Los resultados no se harán esperar. Cuando doy, recibo. Y mientras más doy, más recibo. Ya lo dice la Escritura: “Es más bienaventurado dar que recibir” (Hechos 20: 35).
“¿Y cómo puedo cambiar?”, preguntará el lector. Muy bien.
¿Quiere ser más atento con su cónyuge? ¿Más cariñosa? ¿Más comprensivo? ¿Menos criticona? ¿Menos indiferente? La mejor estrategia para lograr un cambio significativo de conducta consiste en comenzar a practicar precisamente eso que quiere llegar a ser.
Uno de los hallazgos mejor documentados en el campo de la psicología es que, no solo mis actitudes afectan mi conducta, sino que mi conducta también afecta mis actitudes.
Lo que pienso afecta lo que hago, y lo que hago afecta lo que pienso, y lo que siento.
¿Por dónde comenzar?
En su libro Principios y valores para la familia de éxito, Ellen G. White, recomienda una “receta” con tres ingredientes:
“Ame cada uno a su cónyuge antes de exigir que el otro lo quiera. Cultive lo más noble que haya en sí y manifiéstese dispuesto a reconocer las buenas cualidades del otro.

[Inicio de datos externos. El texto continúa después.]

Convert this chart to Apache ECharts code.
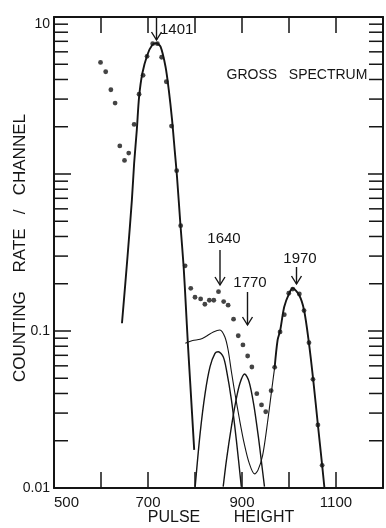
<!DOCTYPE html>
<html><head><meta charset="utf-8">
<script src="https://cdn.jsdelivr.net/npm/echarts@6/dist/echarts.min.js"></script>
<style>html,body{margin:0;padding:0;background:#fff}#c{width:386px;height:528px}</style>
</head><body><div id="c"></div>
<script>
// ---- tick labels ----
const xTickLabels = ['500', '700', '900', '1100'];
const yTickLabels = ['0.01', '0.1', '10'];
const minorTicks = [0.02,0.03,0.04,0.05,0.06,0.07,0.08,0.09,0.2,0.3,0.4,0.5,0.6,0.7,0.8,0.9,2,3,4,5,6,7,8,9];

// ---- measured points (gross spectrum) ----
const dotsX = [599,610,621,630,640,650,659,670.5,681,689.5,698,710,720,729,739,750,761,769.5,779,791,800,812,821,830.5,840,850,861,870.5,882,892,902,912,921,931.5,941.5,950.5,962,969.5,981,990,999.5,1008,1022,1032,1042.5,1051,1061.5,1070.5];
const dotsY = [5.14,4.48,3.44,2.83,1.51,1.22,1.36,2.07,3.22,4.25,5.62,6.76,6.76,5.54,3.87,2.02,1.05,0.469,0.26,0.187,0.164,0.160,0.148,0.157,0.157,0.178,0.154,0.146,0.119,0.0933,0.0815,0.0693,0.059,0.0399,0.0338,0.0306,0.0417,0.0587,0.0986,0.127,0.174,0.185,0.172,0.135,0.0842,0.0492,0.0252,0.01395];

// ---- fitted peak 1401 ----
const c1401X = [644.6,656.4,665.7,670.5,676.2,681.1,688,698.5,709,717.5,726.7,737.3,744.2,751.2,756.8,761.7,768.8,775.8,780.6,784.8,789.9,798.3];
const c1401Y = [0.112,0.297,0.682,1.17,1.91,3.11,4.38,5.73,6.63,6.80,6.47,4.82,3.43,2.21,1.42,0.961,0.485,0.257,0.143,0.0835,0.0464,0.0175];

// ---- fitted peak 1640 ----
const c1640X = [800.4,810.9,821.5,832,842.5,849.5,860,867,877.5,888,898.5];
const c1640Y = [0.0102,0.0223,0.0401,0.0593,0.0721,0.0738,0.0686,0.0564,0.0364,0.0202,0.0102];

// ---- fitted peak 1770 ----
const c1770X = [860,867,877.5,887.4,895.8,905.7,915,925,935,941,947.8];
const c1770Y = [0.0102,0.0151,0.0246,0.0364,0.0467,0.0532,0.0475,0.034,0.021,0.015,0.0102];

// ---- residual curve (thin) ----
const cRestX = [779.4,795,810.9,825,839,853,863.6,870.5,877.5,885,895,905,915,926.7,934,944,955,963,969.5];
const cRestY = [0.0835,0.087,0.0885,0.093,0.0986,0.1015,0.0916,0.0757,0.055,0.04,0.027,0.019,0.0145,0.0123,0.013,0.0162,0.0271,0.0417,0.0587];

// ---- fitted peak 1970 ----
const c1970X = [969.5,975.8,981,989.9,1000.4,1008,1021.5,1032,1042.5,1051.6,1061.5,1070.5,1075.4];
const c1970Y = [0.0587,0.0877,0.1,0.1428,0.1738,0.187,0.1695,0.136,0.0835,0.0487,0.0252,0.014,0.0100];

const ink = '#151515';
const font = 'Liberation Sans';
const pairs = (xs, ys) => xs.map((x, i) => [x, ys[i]]);
const line = (xs, ys, w) => ({type:'line', data:pairs(xs, ys), smooth:0.3, symbol:'none', silent:true,
  lineStyle:{color:ink, width:w}, z:3});

const axisLine = {show:true, lineStyle:{color:ink, width:2}};
const chart = echarts.init(document.getElementById('c'));
chart.setOption({
  animation:false,
  backgroundColor:'#fff',
  grid:{left:54, top:17, width:333, height:471},
  xAxis:[
    {type:'value', min:500, max:1200, interval:100, position:'bottom', axisLine,
     axisTick:{inside:true, length:16, lineStyle:{color:ink, width:1.5}},
     splitLine:{show:false},
     axisLabel:{color:ink, fontSize:15, fontFamily:font, margin:7, alignMinLabel:'left',
       formatter:v => xTickLabels.includes(String(v)) ? String(v) : ''}},
    {type:'value', min:500, max:1200, interval:100, position:'top', axisLine,
     axisTick:{inside:true, length:16, lineStyle:{color:ink, width:1.5}},
     splitLine:{show:false}, axisLabel:{show:false}}
  ],
  yAxis:[
    {type:'log', logBase:10, min:0.01, max:10, position:'left', axisLine,
     axisTick:{inside:true, length:17, lineStyle:{color:ink, width:1.5}},
     splitLine:{show:false},
     axisLabel:{color:ink, fontSize:14, fontFamily:font, margin:4, verticalAlignMaxLabel:'top',
       formatter:v => { const f = yTickLabels.find(t => Math.abs(Math.log10(+t) - Math.log10(v)) < 1e-6); return f || ''; }}},
    {type:'log', logBase:10, min:0.01, max:10, position:'right', axisLine,
     axisTick:{inside:true, length:15, lineStyle:{color:ink, width:1.5}},
     splitLine:{show:false}, axisLabel:{show:false}}
  ],
  series:[
    {type:'custom', coordinateSystem:'cartesian2d', silent:true, clip:false,
     data:minorTicks.map(v => [500, v]),
     renderItem:(params, api) => {
       const y = api.coord([500, api.value(1)])[1];
       const cs = params.coordSys;
       return {type:'group', children:[
         {type:'line', shape:{x1:cs.x, y1:y, x2:cs.x + 14, y2:y}, style:{stroke:ink, lineWidth:1.5}},
         {type:'line', shape:{x1:cs.x + cs.width, y1:y, x2:cs.x + cs.width - 14, y2:y}, style:{stroke:ink, lineWidth:1.5}}
       ]};
     }},
    line(c1401X, c1401Y, 1.9),
    line(c1640X, c1640Y, 1.4),
    line(c1770X, c1770Y, 1.4),
    line(cRestX, cRestY, 1.1),
    line(c1970X, c1970Y, 1.9),
    {type:'scatter', data:pairs(dotsX, dotsY), symbolSize:4.8, itemStyle:{color:ink}, silent:true, z:5}
  ],
  graphic:[]
});

// ---- annotations ----
function arrow(x, y1, y2) {
  return [
    {type:'line', shape:{x1:x, y1:y1, x2:x, y2:y2}, style:{stroke:ink, lineWidth:1.4}},
    {type:'polyline', shape:{points:[[x - 5, y2 - 8], [x, y2], [x + 5, y2 - 8]]}, style:{stroke:ink, lineWidth:1.4, fill:null}}
  ];
}
function txt(s, x, y, size, align) {
  return {type:'text', x:x, y:y, style:{text:s, fill:ink, font:size + 'px "' + font + '"', textAlign:align || 'center', textVerticalAlign:'middle'}};
}
const g = [];
g.push(...arrow(156.5, 18, 40), txt('1401', 160, 30, 15, 'left'));
g.push(txt('GROSS   SPECTRUM', 297, 75, 14));
g.push(txt('1640', 224, 239, 15), ...arrow(220, 250, 285));
g.push(txt('1770', 250, 283, 15), ...arrow(247.5, 292, 325));
g.push(txt('1970', 300, 259, 15), ...arrow(296.5, 267, 284));
g.push(txt('PULSE', 174, 518, 16), txt('HEIGHT', 264, 518, 16));
g.push({type:'text', x:20, y:248, rotation:Math.PI/2,
  style:{text:'COUNTING    RATE   /   CHANNEL', fill:ink, font:'17px "' + font + '"', textAlign:'center', textVerticalAlign:'middle'}});
chart.setOption({graphic:g.map(e => Object.assign({silent:true, z:10}, e))});
</script></body></html>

El saberse apreciado es un admirable estímulo y motivo de afianzamiento de la autoestima [...]. Son las pequeñas atenciones, los numerosos incidentes cotidianos y las sencillas cortesías, las que constituyen la suma de la felicidad en la vida”.
Así, pues, comience ¡ahora mismo! Sea cariñoso. Deje a un lado la crítica. Pase más tiempo con su pareja. Su cónyuge lo va a disfrutar desde el primer momento, y su respuesta positiva no se hará esperar. En cuanto a usted, puede que no lo disfrute al principio.

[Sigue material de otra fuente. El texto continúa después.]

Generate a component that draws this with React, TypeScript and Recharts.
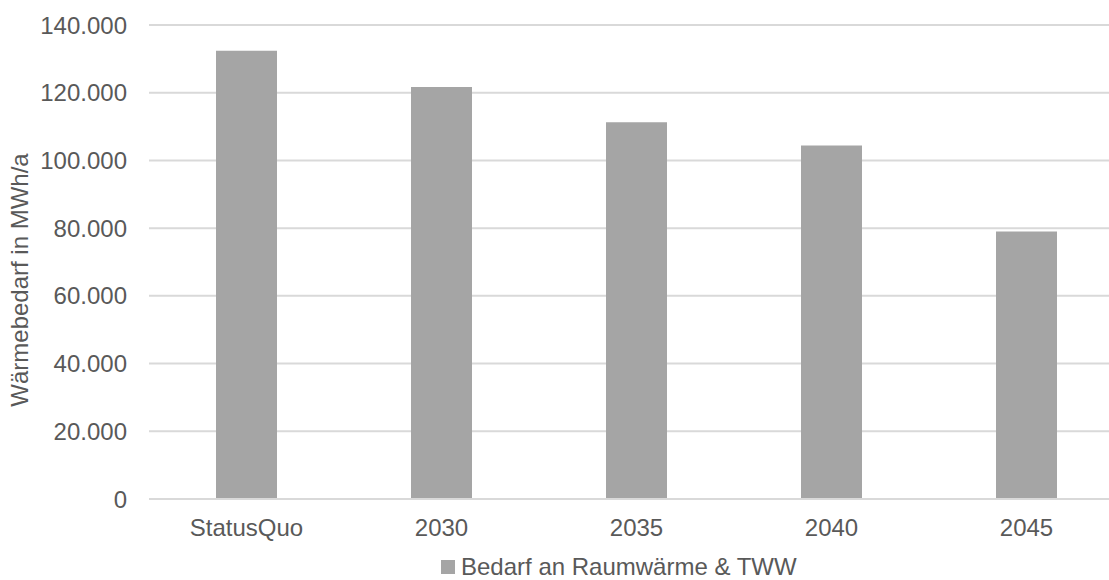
import { Bar, BarChart, CartesianGrid, Legend, XAxis, YAxis } from 'recharts';

const kategorien = ['StatusQuo', '2030', '2035', '2040', '2045'];
const bedarf = [132400, 121700, 111300, 104400, 79000];
const yTicks = [0, 20000, 40000, 60000, 80000, 100000, 120000, 140000];

const serienName = 'Bedarf an Raumwärme & TWW';
const achsenTitel = 'Wärmebedarf in MWh/a';

const data = kategorien.map((k, i) => ({ kategorie: k, wert: bedarf[i] }));

const textFarbe = '#595959';
const balkenFarbe = '#a5a5a5';
const gitterFarbe = '#d9d9d9';
const schrift = '"Liberation Sans", Arial, sans-serif';

const formatDe = (v: number) =>
  String(v).replace(/\B(?=(\d{3})+(?!\d))/g, '.');

function LegendeInhalt() {
  return (
    <div style={{ display: 'flex', alignItems: 'center', fontFamily: schrift, fontSize: 24, lineHeight: '24px', color: textFarbe, whiteSpace: 'nowrap' }}>
      <span style={{ display: 'inline-block', width: 14, height: 14, background: balkenFarbe, marginRight: 6 }} />
      <span>{serienName}</span>
    </div>
  );
}

function AchsenTitel() {
  return (
    <text
      x={28}
      y={280}
      transform="rotate(-90 28 280)"
      textAnchor="middle"
      fill={textFarbe}
      fontSize={24}
      fontFamily={schrift}
    >
      {achsenTitel}
    </text>
  );
}

export default function App() {
  return (
    <div style={{ position: 'absolute', left: 0, top: 0, width: 1109, height: 580, overflow: 'hidden', background: '#fff' }}>
      <BarChart
        width={1124}
        height={580}
        data={data}
        margin={{ top: 25, right: 0, left: 0, bottom: 51 }}
      >
        <CartesianGrid vertical={false} stroke={gitterFarbe} strokeWidth={2} />
        <XAxis
          dataKey="kategorie"
          height={30}
          tickLine={false}
          tickSize={0}
          tickMargin={20}
          axisLine={{ stroke: gitterFarbe, strokeWidth: 2 }}
          tick={{ fill: textFarbe, fontSize: 24, fontFamily: schrift }}
        />
        <YAxis
          width={149}
          domain={[0, 140000]}
          ticks={yTicks}
          interval={0}
          tickFormatter={formatDe}
          axisLine={false}
          tickLine={false}
          tickSize={0}
          tickMargin={22}
          tick={{ fill: textFarbe, fontSize: 24, fontFamily: schrift }}
          label={<AchsenTitel />}
        />
        <Legend
          layout="horizontal"
          verticalAlign="middle"
          align="center"
          content={<LegendeInhalt />}
          wrapperStyle={{ top: 555, left: 441, width: 'auto' }}
        />
        <Bar dataKey="wert" name={serienName} fill={balkenFarbe} barSize={61} isAnimationActive={false} />
      </BarChart>
    </div>
  );
}
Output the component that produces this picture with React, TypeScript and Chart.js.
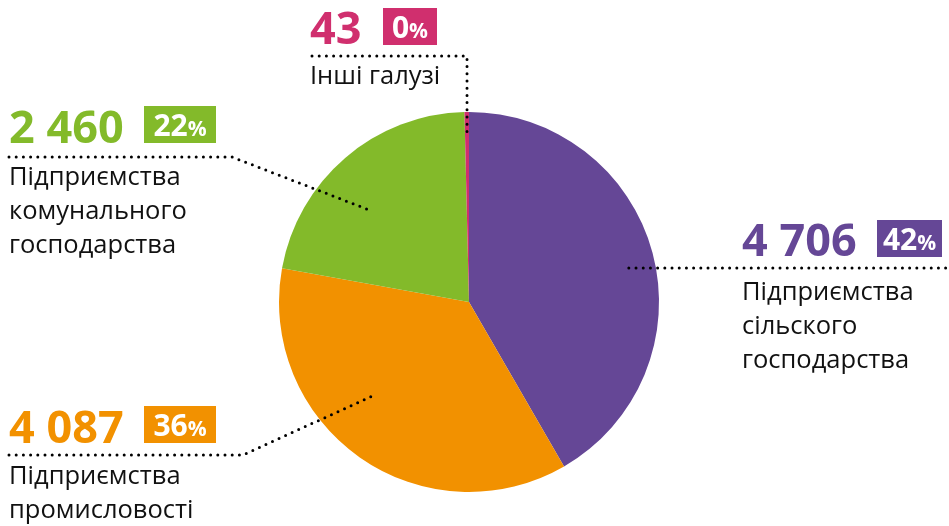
import React, { useEffect, useRef } from "react";
import { Chart, registerables } from "chart.js";

Chart.register(...registerables);

const categories = [
  "Підприємства сільского господарства",
  "Підприємства промисловості",
  "Підприємства комунального господарства",
  "Інші галузі",
];
const values = [4706, 4087, 2460, 43];
const colors = ["#654796", "#f29100", "#83ba2a", "#d02f6e"];
const labelLines = [
  ["Підприємства", "сільского", "господарства"],
  ["Підприємства", "промисловості"],
  ["Підприємства", "комунального", "господарства"],
  ["Інші галузі"],
];

// layout for annotations: text origin, box, leader path
const layoutCfg = [
  { x: 742, numBase: 256, box: [877, 220, 65, 37], lineY: 269, textBase: 300, lh: 34, t: 0.52, rf: 0.86, side: "right" },
  { x: 9, numBase: 443, box: [144, 406, 72, 37], lineY: 455, textBase: 484, lh: 34, t: 0.58, rf: 0.7, side: "left", elbow: 243 },
  { x: 9, numBase: 143, box: [144, 106, 72, 37], lineY: 157, textBase: 185, lh: 34, t: 0.42, rf: 0.7, side: "left", elbow: 232 },
  { x: 310, numBase: 44, box: [383, 8, 54, 37], lineY: 56, textBase: 84, lh: 34, t: 0.5, rf: 0.87, side: "top" },
];

const FONT = "'Open Sans', 'Noto Sans', sans-serif";

function fmt(n: number) {
  return String(n).replace(/\B(?=(\d{3})+(?!\d))/g, " ");
}

const labelPlugin = {
  id: "labelPlugin",
  afterDraw(chart: any) {
    const ctx = chart.ctx as CanvasRenderingContext2D;
    const meta = chart.getDatasetMeta(0);
    const total = values.reduce((a, b) => a + b, 0);
    meta.data.forEach((arc: any, i: number) => {
      const L = layoutCfg[i];
      const { x: cx, y: cy, startAngle, endAngle, outerRadius } = arc.getProps(
        ["x", "y", "startAngle", "endAngle", "outerRadius"],
        true
      );
      const a = startAngle + L.t * (endAngle - startAngle);
      const ax = cx + Math.cos(a) * outerRadius * L.rf;
      const ay = cy + Math.sin(a) * outerRadius * L.rf;

      // leader
      ctx.save();
      ctx.strokeStyle = "#000";
      ctx.lineWidth = 3;
      ctx.lineCap = "round";
      ctx.setLineDash([0, 7.2]);
      ctx.beginPath();
      if (L.side === "right") {
        ctx.moveTo(ax, ay);
        ctx.lineTo(948, ay);
      } else if (L.side === "left") {
        ctx.moveTo(9, L.lineY);
        ctx.lineTo(L.elbow as number, L.lineY);
        ctx.lineTo(ax, ay);
      } else {
        ctx.moveTo(312, L.lineY);
        ctx.lineTo(ax, L.lineY);
        ctx.lineTo(ax, ay);
      }
      ctx.stroke();
      ctx.restore();

      // number
      ctx.save();
      ctx.fillStyle = colors[i];
      ctx.font = `bold 45px ${FONT}`;
      ctx.textBaseline = "alphabetic";
      ctx.textAlign = "left";
      ctx.fillText(fmt(values[i]), L.x, L.numBase);

      // percent box
      const [bx, by, bw, bh] = L.box;
      ctx.fillRect(bx, by, bw, bh);
      const pct = String(Math.round((values[i] / total) * 100));
      ctx.fillStyle = "#fff";
      ctx.font = `bold 30px ${FONT}`;
      const w1 = ctx.measureText(pct).width;
      ctx.font = `bold 21px ${FONT}`;
      const w2 = ctx.measureText("%").width;
      const sx = bx + (bw - w1 - w2) / 2;
      const base = by + bh - 7;
      ctx.font = `bold 30px ${FONT}`;
      ctx.fillText(pct, sx, base);
      ctx.font = `bold 21px ${FONT}`;
      ctx.fillText("%", sx + w1, base);

      // text lines
      ctx.fillStyle = "#111";
      ctx.font = `25.5px ${FONT}`;
      labelLines[i].forEach((ln, k) => {
        ctx.fillText(ln, L.x, L.textBase + k * L.lh);
      });
      ctx.restore();
    });
  },
};

export default function App() {
  const ref = useRef<HTMLCanvasElement | null>(null);
  useEffect(() => {
    if (!ref.current) return;
    const chart = new Chart(ref.current, {
      type: "pie",
      data: {
        labels: categories,
        datasets: [
          {
            data: values,
            backgroundColor: colors,
            borderWidth: 0,
          },
        ],
      },
      options: {
        responsive: false,
        animation: false,
        layout: { padding: { left: 279, right: 290, top: 112, bottom: 34 } },
        plugins: {
          legend: { display: false },
          tooltip: { enabled: false },
        },
      },
      plugins: [labelPlugin],
    });
    return () => chart.destroy();
  }, []);
  return (
    <div style={{ position: "absolute", left: 0, top: 0, width: 949, height: 526, background: "#fff" }}>
      <canvas ref={ref} width={949} height={526} style={{ display: "block" }} />
    </div>
  );
}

Pero hágalo. No se preocupe si no siente deseos. Como en el caso de la mujer de la historia, que quería divorciarse, hágalo aunque no lo sienta. Lo importante es comenzar.

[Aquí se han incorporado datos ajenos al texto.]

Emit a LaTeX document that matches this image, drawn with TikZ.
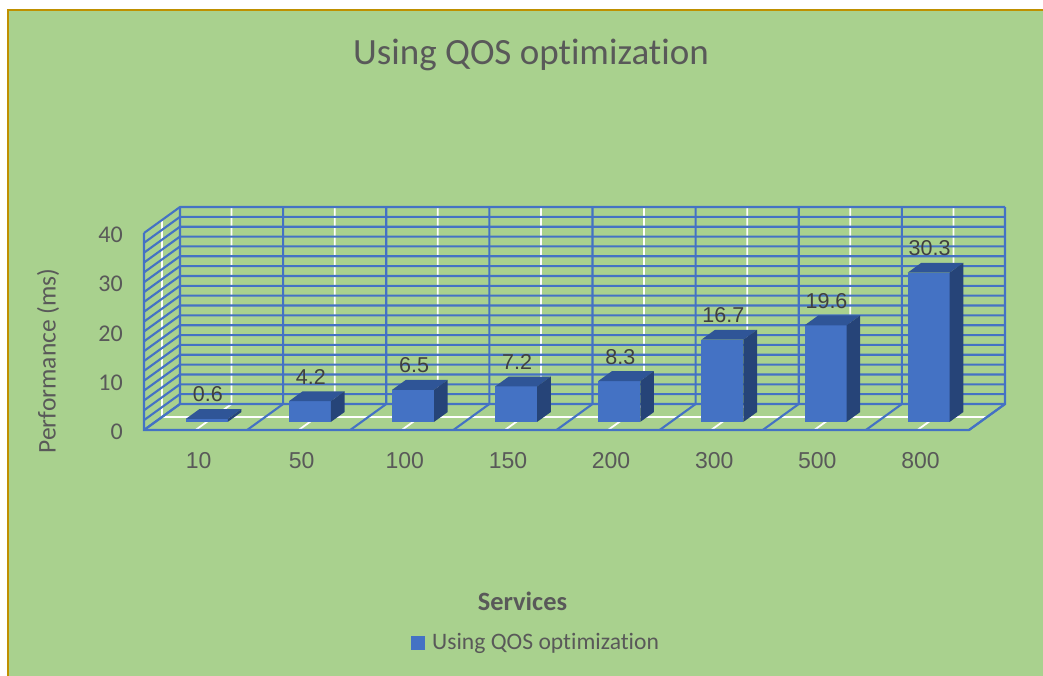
\documentclass[tikz,border=0pt]{standalone}
\usepackage{fontspec}
\setmainfont{Carlito}[Ligatures=NoCommon]
\newfontfamily\arialf{Liberation Sans}
\definecolor{bg}{HTML}{A9D18E}
\definecolor{gold}{HTML}{BF9000}
\definecolor{gridblue}{HTML}{4472C4}
\definecolor{barfront}{HTML}{4472C4}
\definecolor{bartop}{HTML}{2F5597}
\definecolor{barside}{HTML}{264478}
\definecolor{txt}{HTML}{595959}
\definecolor{lbl}{HTML}{404040}
\tikzset{
  gridline/.style={gridblue, line width=2.1pt},
  whiteline/.style={white, line width=1.8pt},
  ticklbl/.style={text=txt, inner sep=0pt, anchor=east, font=\fontsize{24}{28}\selectfont},
  catlbl/.style={text=txt, inner sep=0pt, font=\arialf\fontsize{23}{26}\selectfont},
  datalbl/.style={text=lbl, inner sep=0pt, font=\arialf\fontsize{21.5}{25}\selectfont},
}
\begin{document}
\begin{tikzpicture}[x=1pt,y=-1pt]
\useasboundingbox (0,0) rectangle (1043,675);
\clip (0,0) rectangle (1043,675);
\fill[white] (0,0) rectangle (1043,675);
\fill[bg] (8.3,10) rectangle (1060,690);
\draw[gold, line width=2pt] (8.3,690) -- (8.3,10) -- (1060,10);

% title
\node[text=txt, inner sep=0pt, font=\fontsize{37}{42}\selectfont] (title) at (531,55) {Using QOS optimization};

% white grid lines
\draw[whiteline] (162,220) -- (162,417) -- (987,417);
\foreach \k in {0,...,7}{
  \draw[whiteline] ({180+(\k+0.5)*103.125},207) -- ({180+(\k+0.5)*103.125},404) -- ({144+(\k+0.5)*103.125},430);
}

% blue grid: side wall and back wall horizontals
\foreach \v in {0,2,...,40}{
  \draw[gridline] (144,{430-4.925*\v}) -- (180,{404-4.925*\v}) -- (1005,{404-4.925*\v});
}
% side wall front edge and floor outline
\draw[gridline] (144,233) -- (144,430) -- (969,430) -- (1005,404);
% back wall verticals and floor diagonals
\foreach \k in {0,...,8}{
  \draw[gridline] ({180+\k*103.125},207) -- ({180+\k*103.125},404) -- ({144+\k*103.125},430);
}

% bars
\foreach \v/\c [count=\i from 0] in {0.6/10,4.2/50,6.5/100,7.2/150,8.3/200,16.7/300,19.6/500,30.3/800}{
  \pgfmathsetmacro\cx{144+(\i+0.5)*103.125+11.2}
  \pgfmathsetmacro\h{4.925*\v}
  \fill[barfront] ({\cx-21},421.9) rectangle ({\cx+21},{421.9-\h});
  \fill[bartop] ({\cx-21},{421.9-\h}) -- ++(13.7,-9.9) -- ++(42,0) -- ++(-13.7,9.9) -- cycle;
  \fill[barside] ({\cx+21},421.9) -- ++(13.7,-9.9) -- ++(0,-\h) -- ++(-13.7,9.9) -- cycle;
  \node[datalbl] (d\i) at ({\cx+1},{421.9-\h-9.9-14.5}) {\v};
  \node[catlbl] (c\i) at ({144+(\i+0.5)*103.125+3},461) {\c};
}

% value axis labels
\foreach \t in {0,10,20,30,40}{
  \node[ticklbl] (t\t) at (123,{432-4.925*\t}) {\t};
}

% axis titles
\node[text=txt, inner sep=0pt, rotate=90, font=\fontsize{25.5}{30}\selectfont] (ytitle) at (48,361) {Performance (ms)};
\node[text=txt, inner sep=0pt, font=\bfseries\fontsize{26.4}{30}\selectfont] (xtitle) at (522.5,601) {Services};

% legend
\fill[barfront] (411,636) rectangle (425,650);
\coordinate (legsq) at (425,643);
\node[text=txt, inner sep=0pt, anchor=west, font=\fontsize{23.6}{28}\selectfont] (legend) at (432,643) {Using QOS optimization};
\end{tikzpicture}
\end{document}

El problema de fondo: Aceptación
En opinión de Howard Markman, Scott Stanley y Susan Blumberg, el problema fundamental que enfrentan las parejas es si serán capaces de aceptarse tal como son.
“A veces”, escriben, “este deseo se manifiesta como el temor al rechazo, pero en el fondo el punto central es el mismo: en lo más profundo de su ser, cada persona quiere ser aceptada, no rechazada. Este hecho refleja la gran necesidad que todos tenemos de ser respetados, de sentirnos seguros y aceptados por nuestro cónyuge”. y seguir, y seguir.
“Actúa como si alguien te gusta”, escribe David Myers, “y pronto te gustará”. Los resultados no se harán esperar. En menos tiempo del que imagina, en su matrimonio ya no habrá sospechosos, y, por supuesto, ¡ningún culpable!